Radio and Education: The Round Table


[Robert M. Hutchins, Floyd Reeves, and John McCloy, in Mitchell Tower, November 26, 1944]

“0n February 4, 1931, three University of Chicago professors sat around an already antiquated microphone in Mitchell Tower for an unrehearsed discussion of a new government report on prohibition. It was one of the earliest informal, “round table” discussions of a public issue ever heard on radio. To broadcast the program, Chicago station WMAQ had to waive its standing rule against ad-libbing on the air.

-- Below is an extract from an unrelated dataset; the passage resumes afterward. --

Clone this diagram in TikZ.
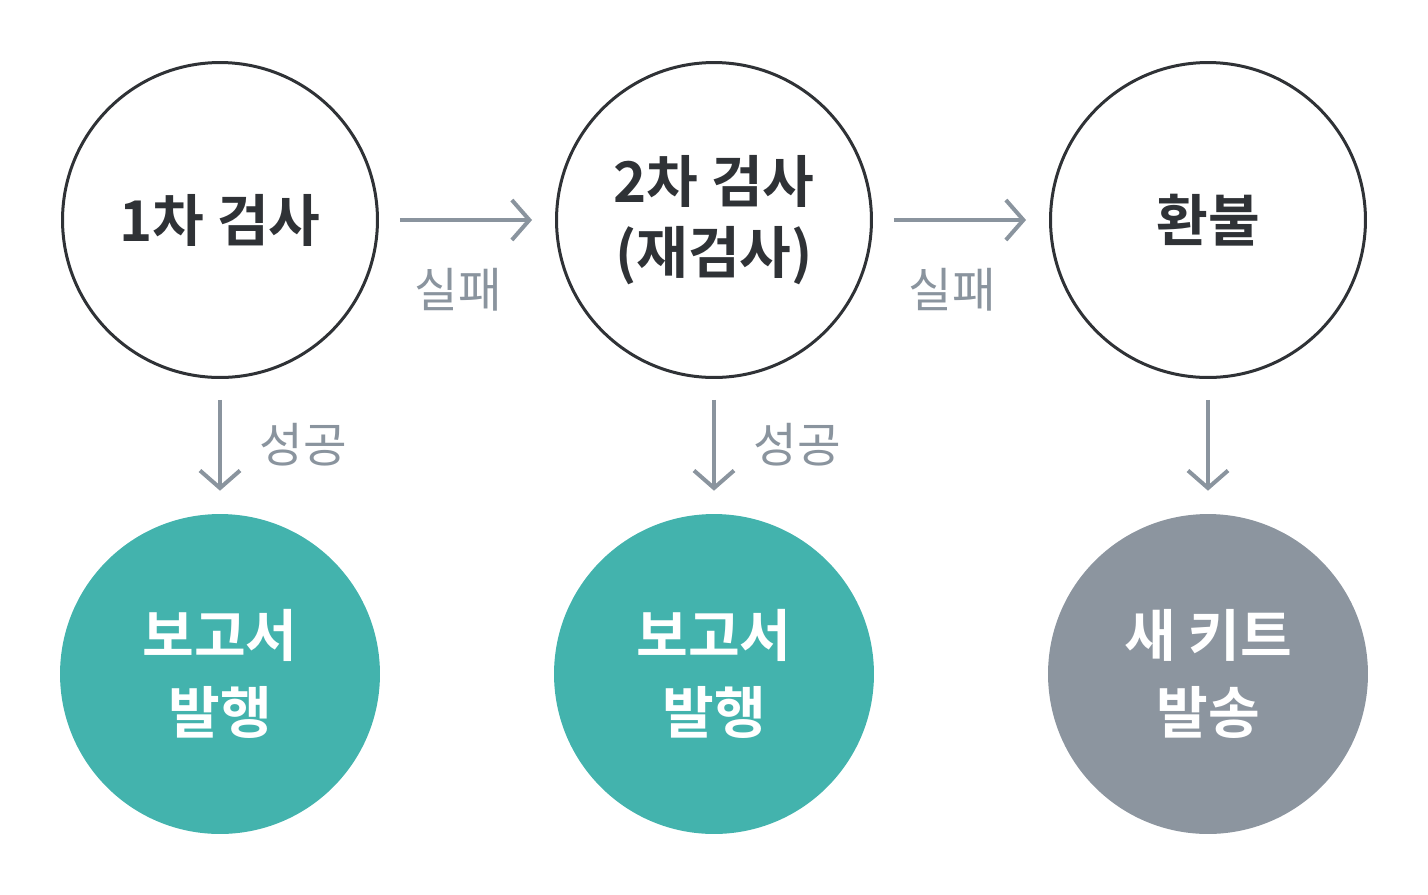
\documentclass[tikz,border=0pt]{standalone}
\usepackage{fontspec}
\newfontfamily\kr{Noto Sans CJK KR}
\newfontfamily\krb{Noto Sans CJK KR Bold}
\usetikzlibrary{arrows.meta}
\definecolor{ink}{HTML}{2F3236}
\definecolor{teal}{HTML}{43B3AD}
\definecolor{slate}{HTML}{8C959F}
\definecolor{arrowgray}{HTML}{8A949E}
\begin{document}
\begin{tikzpicture}[x=0.02cm,y=-0.02cm,
    step/.style={},
    check/.style={draw=ink, line width=0.06cm, circle, minimum size=6.3cm, inner sep=0pt,
      align=center, font=\krb\fontsize{32}{40}\selectfont, text=ink},
    done/.style={circle, minimum size=6.4cm, inner sep=0pt, align=center,
      font=\krb\fontsize{32}{44}\selectfont, text=white},
    flow/.style={draw=arrowgray, line width=0.08cm, -{Straight Barb[length=0.35cm,width=0.8cm]},
      shorten <=0.42cm, shorten >=0.46cm},
    lbl/.style={font=\kr\fontsize{27}{30}\selectfont, text=arrowgray}]
    \useasboundingbox (0,0) rectangle (1428,894);

    \node[check] (c1) at (220,220) {1차 검사};
    \node[check] (c2) at (714,220) {2차 검사\\(재검사)};
    \node[check] (c3) at (1208,220) {환불};

    \node[done, fill=teal]  (r1) at (220,674) {보고서\\발행};
    \node[done, fill=teal]  (r2) at (714,674) {보고서\\발행};
    \node[done, fill=slate] (r3) at (1208,674) {새 키트\\발송};

    % fail path
    \draw[flow] (c1) -- (c2);
    \draw[flow] (c2) -- (c3);
    \node[lbl] (f1) at (458,290) {실패};
    \node[lbl] (f2) at (952,290) {실패};

    % success path
    \foreach \n in {1,2,3} {
      \draw[flow] (c\n) -- (r\n);
    }
    \node[lbl] (s1) at (303,445) {성공};
    \node[lbl] (s2) at (797,445) {성공};
\end{tikzpicture}
\end{document}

“That first experiment led to the long-running University of Chicago Round Table radio program. In the mid-1930s, WMAQ’s parent network, NBC, picked up the program for broadcast nationally on Sunday afternoons. Much of the program’s success was due to William Benton, co-founder of the Benton and Bowles advertising agency, a trustee and vice-president of the University, who saw early the power mass media could have in presenting the University to the public.”

From the online catalog, The University and the City: A Centennial View of the University of Chicago


Seen here are behind-the-scenes production photos of the Round Table featuring Robert Maynard Hutchins, President of the University and a driving force in educational reform.


Transcripts of these radio programs were published as pamphlets and can be checked out from the library or read in Special Collections.

The round table itself – actually triangular in shape and covered in green felt – sits in the Special Collections reading room!